4. The jury found Appellant guilty of all the crimes charged in the indictment, including malice murder and felony murder, aggravated assault, and possession of a firearm during the commission of a felony. The trial court properly merged the aggravated assault conviction but sentenced Appellant to three terms of life in prison based on the malice murder, felony murder, and firearm convictions. Although not enumerated as error, the felony murder conviction was vacated by operation of law, see Malcolm v. State, 263 Ga. 369, 371-372 (434 SE2d 479) (1993), and the firearm possession sentence far exceeds the statutory maximum, see OCGA § 16-11-106 (b), (c) (providing for a term of imprisonment of five or ten years, depending on recidivism). Accordingly, Appellant’s sentence must be vacated and the case remanded for resentencing, as was done in his co-defendant’s case. See Norris, 289 Ga. at 155.

Judgment affirmed in part and vacated in part, and case remanded for resentencing.

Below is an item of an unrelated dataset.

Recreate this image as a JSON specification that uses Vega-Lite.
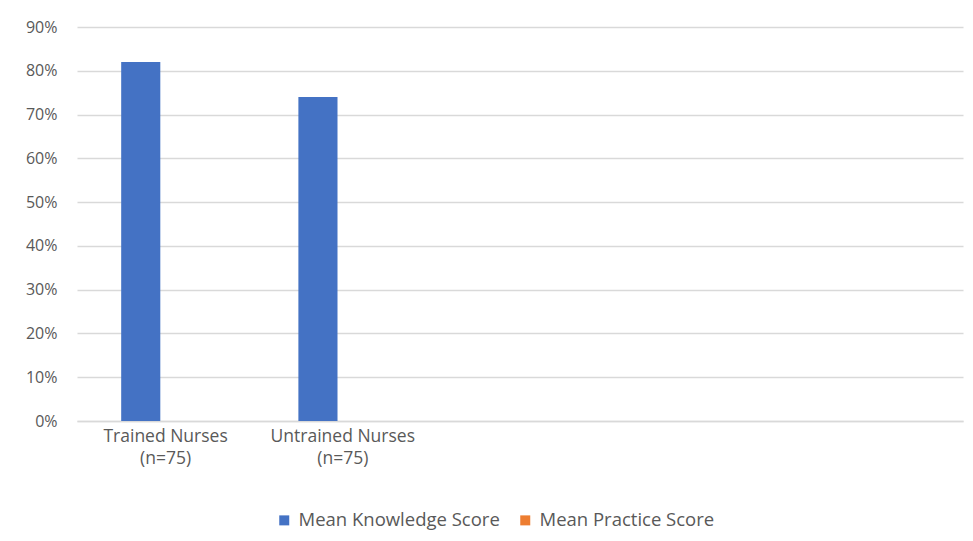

All the Justices concur. [*557] Decided February 27, 2012. Brandon Lewis, for appellant. Paul L. Howard, Jr., District Attorney, Paige Reese Whitaker, Christopher M. Quinn, Assistant District Attorneys, Samuel S. Olens, Attorney General, Paula K. Smith, Senior Assistant Attorney General, Clint C. Malcolm, Assistant Attorney General, for appellee.
1

The crimes occurred on April 3, 2007. On August 10, 2007, Appellant was indicted in Fulton County for malice murder, felony murder, aggravated assault, and possession of a firearm during a felony. On June 18, 2009, after a five-day trial along with co-defendant Damien Norris, the jury convicted Appellant of all charges. The trial court merged the aggravated assault conviction into the malice murder conviction and sentenced Appellant to[*554] three concurrent terms of life in prison. On June 29, 2009, Appellant filed a motion for new trial, which he amended on August 16, 2010. After a hearing on March 17, 2011, the trial court denied the motion on March 29. Appellant filed a timely appeal, and the case was docketed in this Court for the September 2011 term and submitted for decision on the briefs.